Seen through the eyes of an honest cop (Randeep Hooda), Once Upon A Time In Mumbaai is the story of the split between Dawood Ibrahim and Haji Mastan. OUATIM starts off by introducing Ajay Devgn as the gangster who steals from the rich and distributes among the poor, and much time is spent establishing that by showing Sultan Mirza (Ajay Devgn) giving money around and being kind to the needy; he’s been moulded this way became of his rise from extreme poverty to great wealth, and is loved by all.

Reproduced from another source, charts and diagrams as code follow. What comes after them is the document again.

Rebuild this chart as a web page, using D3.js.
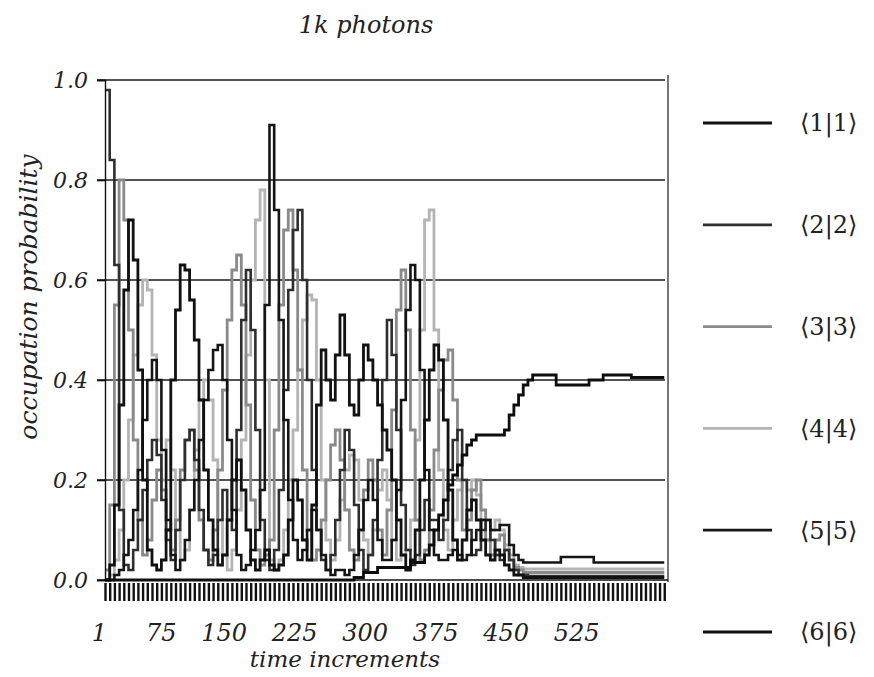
<!DOCTYPE html>
<html><head><meta charset="utf-8">
<script src="https://cdn.jsdelivr.net/npm/d3@7"></script>
<style>body{margin:0;background:#fff}</style>
</head><body><svg id="c" width="874" height="677"></svg>
<script>
const title = "1k photons";
const xTitle = "time increments";
const yTitle = "occupation probability";
const seriesNames = ["⟨1|1⟩","⟨2|2⟩","⟨3|3⟩","⟨4|4⟩","⟨5|5⟩","⟨6|6⟩"];
const seriesColors = ["#111","#2e2e2e","#8a8a8a","#b4b4b4","#151515","#0d0d0d"];
const yTicks = [0, 0.2, 0.4, 0.6, 0.8, 1.0];
const xTickLabels = [1, 75, 150, 225, 300, 375, 450, 525];
const time = d3.range(1, 600, 5);

const s1 = [0.00,0.03,0.15,0.35,0.58,0.72,0.64,0.42,0.20,0.06,
0.03,0.02,0.04,0.10,0.40,0.54,0.63,0.62,0.56,0.48,
0.36,0.22,0.12,0.06,0.03,0.05,0.12,0.20,0.24,0.18,
0.10,0.04,0.02,0.04,0.06,0.03,0.02,0.03,0.05,0.12,
0.20,0.16,0.08,0.04,0.15,0.35,0.46,0.40,0.36,0.45,
0.53,0.45,0.35,0.33,0.40,0.47,0.44,0.40,0.35,0.30,
0.26,0.20,0.12,0.05,0.02,0.04,0.10,0.20,0.32,0.42,
0.47,0.44,0.32,0.18,0.08,0.04,0.08,0.14,0.16,0.12,
0.08,0.05,0.04,0.06,0.05,0.03,0.02,0.01,0.01,0.005,
0.005,0.005,0.005,0.005,0.005,0.005,0.005,0.005,0.005,0.005,
0.005,0.005,0.005,0.005,0.005,0.005,0.005,0.005,0.005,0.005,
0.005,0.005,0.005,0.005,0.005,0.005,0.005,0.005,0.005,0.005];

const s2 = [0.98,0.84,0.63,0.14,0.03,0.02,0.06,0.12,0.18,0.24,
0.28,0.25,0.16,0.08,0.04,0.10,0.20,0.28,0.30,0.24,
0.14,0.06,0.03,0.05,0.12,0.18,0.12,0.10,0.30,0.52,
0.62,0.50,0.30,0.12,0.04,0.02,0.06,0.18,0.38,0.58,
0.70,0.74,0.60,0.40,0.22,0.10,0.04,0.02,0.05,0.12,
0.22,0.30,0.26,0.15,0.06,0.02,0.05,0.12,0.24,0.40,
0.52,0.45,0.30,0.15,0.06,0.03,0.05,0.10,0.16,0.12,
0.12,0.08,0.12,0.22,0.28,0.30,0.20,0.10,0.05,0.06,
0.10,0.12,0.08,0.05,0.04,0.06,0.04,0.02,0.01,0.01,
0.008,0.008,0.008,0.008,0.008,0.008,0.008,0.008,0.008,0.008,
0.008,0.008,0.008,0.008,0.008,0.008,0.008,0.008,0.008,0.008,
0.008,0.008,0.008,0.008,0.008,0.008,0.008,0.008,0.008,0.008];

const s3 = [0.02,0.15,0.55,0.80,0.72,0.50,0.28,0.12,0.05,0.08,
0.16,0.22,0.18,0.10,0.06,0.12,0.22,0.28,0.30,0.22,
0.12,0.06,0.04,0.10,0.22,0.38,0.52,0.62,0.65,0.55,
0.35,0.16,0.06,0.03,0.05,0.08,0.30,0.55,0.70,0.74,
0.62,0.42,0.22,0.10,0.04,0.06,0.12,0.20,0.27,0.30,
0.24,0.14,0.06,0.04,0.10,0.18,0.24,0.20,0.10,0.05,
0.14,0.34,0.54,0.62,0.50,0.30,0.12,0.04,0.06,0.14,
0.26,0.38,0.44,0.46,0.36,0.20,0.10,0.12,0.18,0.20,
0.14,0.08,0.05,0.08,0.09,0.06,0.04,0.025,0.02,0.015,
0.015,0.015,0.015,0.015,0.015,0.015,0.015,0.015,0.015,0.015,
0.015,0.015,0.015,0.015,0.015,0.015,0.015,0.015,0.015,0.015,
0.015,0.015,0.015,0.015,0.015,0.015,0.015,0.015,0.015,0.015];

const s4 = [0.00,0.01,0.04,0.10,0.20,0.32,0.45,0.55,0.60,0.58,
0.45,0.28,0.20,0.28,0.22,0.10,0.04,0.06,0.14,0.26,
0.36,0.40,0.36,0.24,0.12,0.05,0.02,0.06,0.14,0.28,
0.45,0.60,0.72,0.78,0.40,0.04,0.02,0.04,0.10,0.20,
0.30,0.42,0.52,0.57,0.56,0.40,0.20,0.08,0.04,0.08,
0.16,0.22,0.25,0.24,0.16,0.08,0.05,0.10,0.18,0.22,
0.16,0.08,0.04,0.05,0.06,0.12,0.28,0.50,0.72,0.74,
0.50,0.22,0.10,0.06,0.12,0.18,0.20,0.18,0.20,0.17,
0.12,0.08,0.10,0.12,0.10,0.07,0.05,0.03,0.025,0.022,
0.022,0.022,0.022,0.022,0.022,0.022,0.022,0.022,0.022,0.022,
0.022,0.022,0.022,0.022,0.022,0.022,0.022,0.022,0.022,0.022,
0.022,0.022,0.022,0.022,0.022,0.022,0.022,0.022,0.022,0.022];

const s5 = [0.00,0.00,0.01,0.02,0.05,0.08,0.14,0.22,0.32,0.40,
0.44,0.40,0.26,0.12,0.05,0.02,0.04,0.08,0.14,0.20,
0.28,0.36,0.42,0.46,0.47,0.40,0.28,0.14,0.05,0.02,
0.03,0.06,0.10,0.18,0.55,0.91,0.74,0.52,0.32,0.16,
0.08,0.04,0.06,0.10,0.14,0.10,0.05,0.02,0.01,0.02,
0.02,0.01,0.02,0.05,0.10,0.16,0.20,0.16,0.08,0.04,
0.04,0.08,0.18,0.36,0.54,0.63,0.60,0.42,0.22,0.10,
0.05,0.04,0.04,0.05,0.06,0.05,0.04,0.05,0.08,0.10,
0.12,0.12,0.10,0.10,0.11,0.11,0.07,0.05,0.04,0.035,
0.035,0.035,0.035,0.035,0.035,0.035,0.035,0.046,0.046,0.046,
0.046,0.046,0.046,0.046,0.035,0.035,0.035,0.035,0.035,0.035,
0.035,0.035,0.035,0.035,0.035,0.035,0.035,0.035,0.035,0.035];

const s6 = [0,0,0,0,0,0,0,0,0,0,
0,0,0,0,0,0,0,0,0,0,
0,0,0,0,0,0,0,0,0,0,
0,0,0,0,0,0,0,0,0,0,
0,0,0,0,0,0,0,0,0,0,
0,0,0,0.005,0.005,0.015,0.015,0.015,0.025,0.025,
0.025,0.025,0.025,0.025,0.025,0.035,0.035,0.035,0.05,0.07,
0.10,0.13,0.16,0.19,0.21,0.23,0.25,0.27,0.28,0.29,
0.29,0.29,0.29,0.29,0.29,0.30,0.33,0.35,0.37,0.39,
0.40,0.41,0.41,0.41,0.41,0.41,0.39,0.39,0.39,0.39,
0.39,0.39,0.39,0.40,0.40,0.40,0.41,0.41,0.41,0.41,
0.41,0.41,0.405,0.405,0.405,0.405,0.405,0.405,0.405,0.405];

const seriesValues = [s1, s2, s3, s4, s5, s6];
const drawOrder = [3, 2, 1, 4, 0, 5];
const widths = [2.8, 2.6, 2.8, 2.8, 2.6, 2.8];

const svg = d3.select("#c");
const x = d3.scaleLinear().domain([1, 600]).range([105, 668]);
const y = d3.scaleLinear().domain([0, 1]).range([580, 80]);
const serif = "'DejaVu Serif', 'Liberation Serif', serif";

// title
svg.append("text").attr("x", 366).attr("y", 33).attr("text-anchor", "middle")
  .attr("font-family", serif).attr("font-style", "italic").attr("font-size", 24)
  .attr("fill", "#222").text(title);

// gridlines
svg.append("g").selectAll("line").data(yTicks.filter(d => d > 0)).join("line")
  .attr("x1", 97).attr("x2", 665).attr("y1", d => y(d)).attr("y2", d => y(d))
  .attr("stroke", "#1a1a1a").attr("stroke-width", 1.6);

// right border
svg.append("line").attr("x1", 668).attr("x2", 668).attr("y1", 75).attr("y2", 582)
  .attr("stroke", "#777").attr("stroke-width", 2);

// series
const line = d3.line().x((d, i) => x(time[i])).y(d => y(d)).curve(d3.curveStepAfter);
svg.append("g").selectAll("path").data(drawOrder).join("path")
  .attr("d", k => line(seriesValues[k]))
  .attr("fill", "none").attr("stroke", k => seriesColors[k])
  .attr("stroke-width", k => widths[k]).attr("stroke-linejoin", "miter");

// y axis
const yAxis = svg.append("g").attr("transform", "translate(105,0)")
  .call(d3.axisLeft(y).tickValues(yTicks).tickSize(8).tickFormat(d3.format(".1f")));
yAxis.select(".domain").attr("stroke", "#111").attr("stroke-width", 1.4);
yAxis.selectAll(".tick line").attr("stroke", "#111").attr("stroke-width", 1.6);
yAxis.selectAll(".tick text").attr("x", -17).attr("dy", "0.35em")
  .attr("font-family", serif).attr("font-style", "italic").attr("font-size", 22).attr("fill", "#222");

// x axis baseline
svg.append("line").attr("x1", 97).attr("x2", 668).attr("y1", y(0)).attr("y2", y(0))
  .attr("stroke", "#111").attr("stroke-width", 1.6);

// dense comb of x ticks
const comb = svg.append("g").attr("transform", "translate(0,583)")
  .call(d3.axisBottom(x).tickValues(time).tickSize(18).tickFormat(""));
comb.select(".domain").remove();
comb.selectAll(".tick line").attr("stroke", "#111").attr("stroke-width", 2.4);

// x tick labels (right-aligned at their tick)
svg.append("g").selectAll("text").data(xTickLabels).join("text")
  .attr("x", d => x(d) + 2).attr("y", 641).attr("text-anchor", "end")
  .attr("font-family", serif).attr("font-style", "italic").attr("font-size", 24)
  .attr("fill", "#222").text(d => d);

// axis titles
svg.append("text").attr("x", 345).attr("y", 667).attr("text-anchor", "middle")
  .attr("font-family", serif).attr("font-style", "italic").attr("font-size", 23)
  .attr("fill", "#222").text(xTitle);
svg.append("text").attr("transform", "translate(37,297) rotate(-90)").attr("text-anchor", "middle")
  .attr("font-family", serif).attr("font-style", "italic").attr("font-size", 25)
  .attr("fill", "#222").text(yTitle);

// legend
const legendY = d3.scalePoint().domain(seriesNames).range([123, 632]);
const lg = svg.append("g").selectAll("g").data(seriesNames).join("g")
  .attr("transform", d => `translate(0,${legendY(d)})`);
lg.append("line").attr("x1", 703).attr("x2", 772)
  .attr("stroke", (d, i) => seriesColors[i]).attr("stroke-width", 2.8);
lg.append("text").attr("x", 800).attr("dy", "0.35em")
  .attr("font-family", serif).attr("font-size", 24).attr("fill", "#222").text(d => d);
</script></body></html>
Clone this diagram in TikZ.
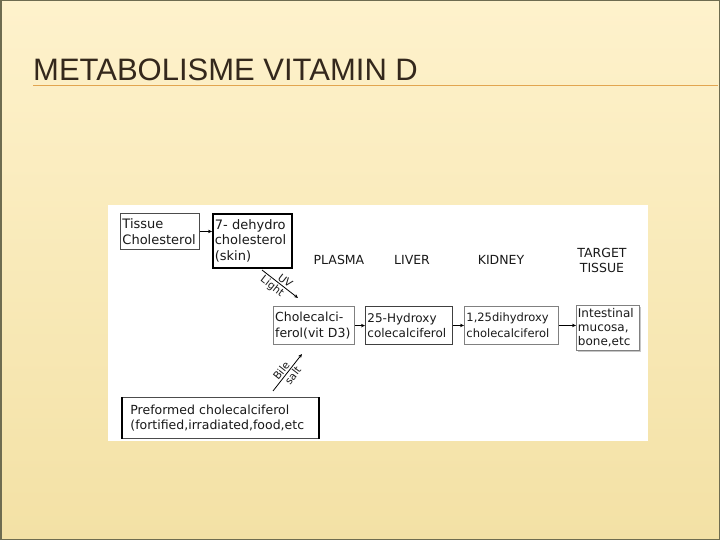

He then decides to pursue his own interests and is shown wooing actress Rehana (Kangana Ranaut).
Emran Hashmi is introduced in a similar fashion, but as a reckless brat who’s unaffected by his father’s slaps and feels no shame or regret after stealing from people to have money to spend. Shoaib Khan (Emran Hashmi), like thousands of kids all over Mumbai, respect and admire Sultan Mirza, much to the chagrin of the top cops, who don’t think youngsters should aspire to become like the gangster. Shoaib Khan then is shown courting Prachi Desai, and the entire first half of the film is about how differently these two dons are treated by the world, how they behave around women, and the way they
think about Mumbai.
In the second half, OUATIM turns into a full-fledged masala flick with the ‘70s look and ‘80s Bollywood treatment. Rajat Aroraa has crammed in way too much dialogue, and for most of the movie, it’s people throwing unasked for wisdom at each other. The lines are clever, corny, clichéd and so long and dramatic that it makes you laugh to see everybody on screen try to prove himself wiser than the other.
OUATIM is an ordinary story that has been unnecessarily stretched to have Ajay Devgn play an extension of his role in Company. Emran Hashmi is a delight to watch, and Kangana Ranaut and Prachi Desai are good, but Milan Luthria tries so hard to spell everything out that it’s impossible to take this verbose film seriously.